*OBJECTIVE*.
Return the records that follow unaltered. Omit every picture.
════════════════
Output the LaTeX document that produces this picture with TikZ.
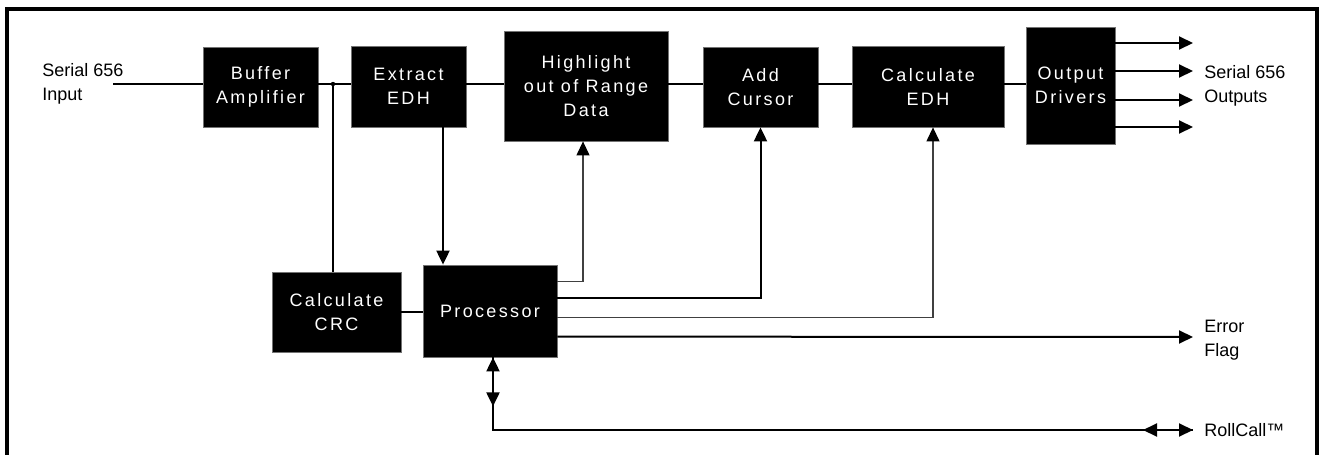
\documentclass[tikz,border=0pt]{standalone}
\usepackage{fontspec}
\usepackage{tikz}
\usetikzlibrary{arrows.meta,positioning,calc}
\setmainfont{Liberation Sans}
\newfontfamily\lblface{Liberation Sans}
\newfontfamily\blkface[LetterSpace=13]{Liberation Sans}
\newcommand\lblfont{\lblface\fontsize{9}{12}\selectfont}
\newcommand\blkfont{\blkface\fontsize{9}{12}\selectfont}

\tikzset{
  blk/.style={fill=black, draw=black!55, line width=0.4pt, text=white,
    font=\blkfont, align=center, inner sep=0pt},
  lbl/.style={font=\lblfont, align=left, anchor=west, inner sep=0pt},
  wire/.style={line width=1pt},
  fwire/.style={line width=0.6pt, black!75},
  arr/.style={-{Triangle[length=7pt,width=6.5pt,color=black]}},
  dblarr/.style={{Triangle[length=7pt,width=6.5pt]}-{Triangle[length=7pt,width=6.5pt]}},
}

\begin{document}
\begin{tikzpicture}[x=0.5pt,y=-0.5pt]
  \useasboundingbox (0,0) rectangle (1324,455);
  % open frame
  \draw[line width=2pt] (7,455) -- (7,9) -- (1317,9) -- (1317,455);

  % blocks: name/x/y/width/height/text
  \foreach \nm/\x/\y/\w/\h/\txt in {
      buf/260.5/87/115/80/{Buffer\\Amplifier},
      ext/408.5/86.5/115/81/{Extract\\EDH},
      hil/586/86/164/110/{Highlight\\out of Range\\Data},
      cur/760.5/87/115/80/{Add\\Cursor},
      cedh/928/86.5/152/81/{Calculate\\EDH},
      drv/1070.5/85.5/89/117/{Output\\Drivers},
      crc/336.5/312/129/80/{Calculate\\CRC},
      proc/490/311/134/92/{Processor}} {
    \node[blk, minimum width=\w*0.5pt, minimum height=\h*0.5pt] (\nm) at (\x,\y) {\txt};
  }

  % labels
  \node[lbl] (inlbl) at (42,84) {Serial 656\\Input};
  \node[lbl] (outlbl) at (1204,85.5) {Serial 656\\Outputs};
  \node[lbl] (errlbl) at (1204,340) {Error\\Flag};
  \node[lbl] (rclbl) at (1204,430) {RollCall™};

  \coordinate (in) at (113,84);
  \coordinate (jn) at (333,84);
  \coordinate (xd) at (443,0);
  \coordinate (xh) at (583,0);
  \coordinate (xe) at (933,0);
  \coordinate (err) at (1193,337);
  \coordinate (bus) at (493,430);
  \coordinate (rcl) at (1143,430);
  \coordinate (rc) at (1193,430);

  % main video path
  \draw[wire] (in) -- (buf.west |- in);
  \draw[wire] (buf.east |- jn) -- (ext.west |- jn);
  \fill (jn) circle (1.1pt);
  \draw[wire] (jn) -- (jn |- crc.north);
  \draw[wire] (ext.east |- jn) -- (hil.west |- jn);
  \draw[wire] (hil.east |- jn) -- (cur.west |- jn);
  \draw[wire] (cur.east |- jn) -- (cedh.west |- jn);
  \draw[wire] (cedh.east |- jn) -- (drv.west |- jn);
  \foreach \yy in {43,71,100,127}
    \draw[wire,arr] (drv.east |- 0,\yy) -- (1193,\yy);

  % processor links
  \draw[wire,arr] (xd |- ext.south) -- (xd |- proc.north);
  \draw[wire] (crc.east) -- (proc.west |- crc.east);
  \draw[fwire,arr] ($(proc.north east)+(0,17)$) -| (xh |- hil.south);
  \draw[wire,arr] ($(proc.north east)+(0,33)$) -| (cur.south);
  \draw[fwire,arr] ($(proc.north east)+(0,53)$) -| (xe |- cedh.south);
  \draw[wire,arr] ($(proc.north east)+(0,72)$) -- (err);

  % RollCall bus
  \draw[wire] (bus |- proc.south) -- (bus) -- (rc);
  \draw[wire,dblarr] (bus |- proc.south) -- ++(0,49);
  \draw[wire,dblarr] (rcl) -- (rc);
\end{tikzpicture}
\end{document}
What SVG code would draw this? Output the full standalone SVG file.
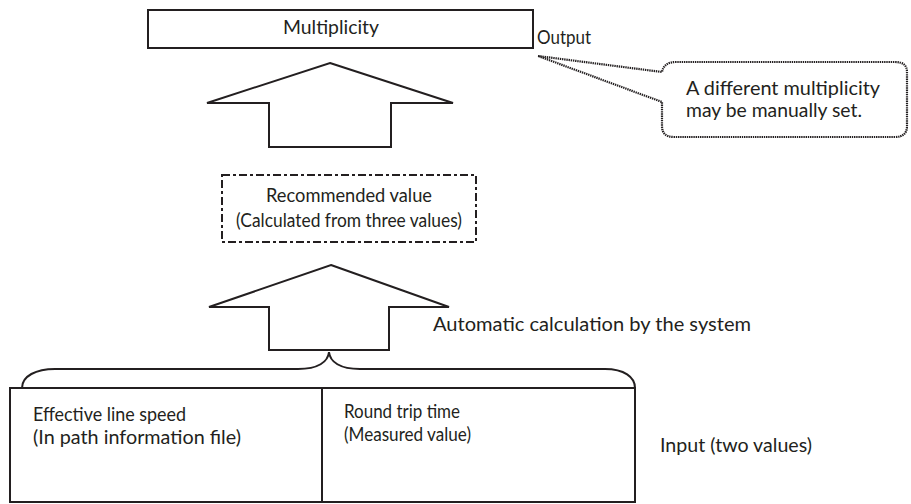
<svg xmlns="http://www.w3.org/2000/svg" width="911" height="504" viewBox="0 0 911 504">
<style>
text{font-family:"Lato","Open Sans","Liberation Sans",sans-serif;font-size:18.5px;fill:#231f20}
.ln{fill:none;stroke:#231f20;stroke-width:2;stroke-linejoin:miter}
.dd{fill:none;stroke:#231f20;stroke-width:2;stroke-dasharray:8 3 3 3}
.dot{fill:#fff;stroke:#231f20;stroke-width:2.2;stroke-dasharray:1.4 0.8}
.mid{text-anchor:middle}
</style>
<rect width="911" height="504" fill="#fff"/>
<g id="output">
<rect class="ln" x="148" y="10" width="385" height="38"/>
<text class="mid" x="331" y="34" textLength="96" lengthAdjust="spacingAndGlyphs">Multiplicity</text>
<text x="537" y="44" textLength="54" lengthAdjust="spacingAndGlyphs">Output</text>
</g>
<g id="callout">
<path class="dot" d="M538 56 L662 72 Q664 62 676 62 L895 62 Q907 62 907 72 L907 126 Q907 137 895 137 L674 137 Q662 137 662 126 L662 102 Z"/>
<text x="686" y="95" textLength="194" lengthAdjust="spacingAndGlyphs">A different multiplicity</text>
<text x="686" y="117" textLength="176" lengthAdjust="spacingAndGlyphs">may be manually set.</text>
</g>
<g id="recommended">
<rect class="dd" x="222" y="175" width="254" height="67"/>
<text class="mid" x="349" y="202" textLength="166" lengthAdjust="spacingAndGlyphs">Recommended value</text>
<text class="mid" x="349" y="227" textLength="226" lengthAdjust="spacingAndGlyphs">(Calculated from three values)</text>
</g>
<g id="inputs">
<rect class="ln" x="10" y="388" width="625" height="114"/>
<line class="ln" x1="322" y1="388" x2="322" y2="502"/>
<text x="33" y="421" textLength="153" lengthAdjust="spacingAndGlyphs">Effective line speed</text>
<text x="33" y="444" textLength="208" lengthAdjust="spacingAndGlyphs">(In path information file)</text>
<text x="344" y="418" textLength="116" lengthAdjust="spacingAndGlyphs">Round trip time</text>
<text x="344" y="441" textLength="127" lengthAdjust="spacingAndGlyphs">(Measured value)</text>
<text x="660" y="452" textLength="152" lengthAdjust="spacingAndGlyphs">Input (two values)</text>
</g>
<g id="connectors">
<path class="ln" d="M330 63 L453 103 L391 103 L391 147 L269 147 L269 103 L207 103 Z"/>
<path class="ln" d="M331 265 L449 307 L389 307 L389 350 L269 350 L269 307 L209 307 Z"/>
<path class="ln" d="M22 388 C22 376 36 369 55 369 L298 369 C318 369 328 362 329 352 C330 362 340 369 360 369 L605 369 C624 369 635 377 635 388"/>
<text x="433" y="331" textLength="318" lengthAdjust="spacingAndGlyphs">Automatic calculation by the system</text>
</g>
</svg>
════════════════
*TASK SOLUTION*.
Output the LaTeX document that produces this picture with TikZ.
\documentclass[tikz,border=0pt]{standalone}
\usepackage{fontspec}
\usepackage{tikz}
\usetikzlibrary{arrows.meta,positioning,calc}
\setmainfont{Liberation Sans}
\newfontfamily\lblface{Liberation Sans}
\newfontfamily\blkface[LetterSpace=13]{Liberation Sans}
\newcommand\lblfont{\lblface\fontsize{9}{12}\selectfont}
\newcommand\blkfont{\blkface\fontsize{9}{12}\selectfont}

\tikzset{
  blk/.style={fill=black, draw=black!55, line width=0.4pt, text=white,
    font=\blkfont, align=center, inner sep=0pt},
  lbl/.style={font=\lblfont, align=left, anchor=west, inner sep=0pt},
  wire/.style={line width=1pt},
  fwire/.style={line width=0.6pt, black!75},
  arr/.style={-{Triangle[length=7pt,width=6.5pt,color=black]}},
  dblarr/.style={{Triangle[length=7pt,width=6.5pt]}-{Triangle[length=7pt,width=6.5pt]}},
}

\begin{document}
\begin{tikzpicture}[x=0.5pt,y=-0.5pt]
  \useasboundingbox (0,0) rectangle (1324,455);
  % open frame
  \draw[line width=2pt] (7,455) -- (7,9) -- (1317,9) -- (1317,455);

  % blocks: name/x/y/width/height/text
  \foreach \nm/\x/\y/\w/\h/\txt in {
      buf/260.5/87/115/80/{Buffer\\Amplifier},
      ext/408.5/86.5/115/81/{Extract\\EDH},
      hil/586/86/164/110/{Highlight\\out of Range\\Data},
      cur/760.5/87/115/80/{Add\\Cursor},
      cedh/928/86.5/152/81/{Calculate\\EDH},
      drv/1070.5/85.5/89/117/{Output\\Drivers},
      crc/336.5/312/129/80/{Calculate\\CRC},
      proc/490/311/134/92/{Processor}} {
    \node[blk, minimum width=\w*0.5pt, minimum height=\h*0.5pt] (\nm) at (\x,\y) {\txt};
  }

  % labels
  \node[lbl] (inlbl) at (42,84) {Serial 656\\Input};
  \node[lbl] (outlbl) at (1204,85.5) {Serial 656\\Outputs};
  \node[lbl] (errlbl) at (1204,340) {Error\\Flag};
  \node[lbl] (rclbl) at (1204,430) {RollCall™};

  \coordinate (in) at (113,84);
  \coordinate (jn) at (333,84);
  \coordinate (xd) at (443,0);
  \coordinate (xh) at (583,0);
  \coordinate (xe) at (933,0);
  \coordinate (err) at (1193,337);
  \coordinate (bus) at (493,430);
  \coordinate (rcl) at (1143,430);
  \coordinate (rc) at (1193,430);

  % main video path
  \draw[wire] (in) -- (buf.west |- in);
  \draw[wire] (buf.east |- jn) -- (ext.west |- jn);
  \fill (jn) circle (1.1pt);
  \draw[wire] (jn) -- (jn |- crc.north);
  \draw[wire] (ext.east |- jn) -- (hil.west |- jn);
  \draw[wire] (hil.east |- jn) -- (cur.west |- jn);
  \draw[wire] (cur.east |- jn) -- (cedh.west |- jn);
  \draw[wire] (cedh.east |- jn) -- (drv.west |- jn);
  \foreach \yy in {43,71,100,127}
    \draw[wire,arr] (drv.east |- 0,\yy) -- (1193,\yy);

  % processor links
  \draw[wire,arr] (xd |- ext.south) -- (xd |- proc.north);
  \draw[wire] (crc.east) -- (proc.west |- crc.east);
  \draw[fwire,arr] ($(proc.north east)+(0,17)$) -| (xh |- hil.south);
  \draw[wire,arr] ($(proc.north east)+(0,33)$) -| (cur.south);
  \draw[fwire,arr] ($(proc.north east)+(0,53)$) -| (xe |- cedh.south);
  \draw[wire,arr] ($(proc.north east)+(0,72)$) -- (err);

  % RollCall bus
  \draw[wire] (bus |- proc.south) -- (bus) -- (rc);
  \draw[wire,dblarr] (bus |- proc.south) -- ++(0,49);
  \draw[wire,dblarr] (rcl) -- (rc);
\end{tikzpicture}
\end{document}
What SVG code would draw this? Output the full standalone SVG file.
<svg xmlns="http://www.w3.org/2000/svg" width="911" height="504" viewBox="0 0 911 504">
<style>
text{font-family:"Lato","Open Sans","Liberation Sans",sans-serif;font-size:18.5px;fill:#231f20}
.ln{fill:none;stroke:#231f20;stroke-width:2;stroke-linejoin:miter}
.dd{fill:none;stroke:#231f20;stroke-width:2;stroke-dasharray:8 3 3 3}
.dot{fill:#fff;stroke:#231f20;stroke-width:2.2;stroke-dasharray:1.4 0.8}
.mid{text-anchor:middle}
</style>
<rect width="911" height="504" fill="#fff"/>
<g id="output">
<rect class="ln" x="148" y="10" width="385" height="38"/>
<text class="mid" x="331" y="34" textLength="96" lengthAdjust="spacingAndGlyphs">Multiplicity</text>
<text x="537" y="44" textLength="54" lengthAdjust="spacingAndGlyphs">Output</text>
</g>
<g id="callout">
<path class="dot" d="M538 56 L662 72 Q664 62 676 62 L895 62 Q907 62 907 72 L907 126 Q907 137 895 137 L674 137 Q662 137 662 126 L662 102 Z"/>
<text x="686" y="95" textLength="194" lengthAdjust="spacingAndGlyphs">A different multiplicity</text>
<text x="686" y="117" textLength="176" lengthAdjust="spacingAndGlyphs">may be manually set.</text>
</g>
<g id="recommended">
<rect class="dd" x="222" y="175" width="254" height="67"/>
<text class="mid" x="349" y="202" textLength="166" lengthAdjust="spacingAndGlyphs">Recommended value</text>
<text class="mid" x="349" y="227" textLength="226" lengthAdjust="spacingAndGlyphs">(Calculated from three values)</text>
</g>
<g id="inputs">
<rect class="ln" x="10" y="388" width="625" height="114"/>
<line class="ln" x1="322" y1="388" x2="322" y2="502"/>
<text x="33" y="421" textLength="153" lengthAdjust="spacingAndGlyphs">Effective line speed</text>
<text x="33" y="444" textLength="208" lengthAdjust="spacingAndGlyphs">(In path information file)</text>
<text x="344" y="418" textLength="116" lengthAdjust="spacingAndGlyphs">Round trip time</text>
<text x="344" y="441" textLength="127" lengthAdjust="spacingAndGlyphs">(Measured value)</text>
<text x="660" y="452" textLength="152" lengthAdjust="spacingAndGlyphs">Input (two values)</text>
</g>
<g id="connectors">
<path class="ln" d="M330 63 L453 103 L391 103 L391 147 L269 147 L269 103 L207 103 Z"/>
<path class="ln" d="M331 265 L449 307 L389 307 L389 350 L269 350 L269 307 L209 307 Z"/>
<path class="ln" d="M22 388 C22 376 36 369 55 369 L298 369 C318 369 328 362 329 352 C330 362 340 369 360 369 L605 369 C624 369 635 377 635 388"/>
<text x="433" y="331" textLength="318" lengthAdjust="spacingAndGlyphs">Automatic calculation by the system</text>
</g>
</svg>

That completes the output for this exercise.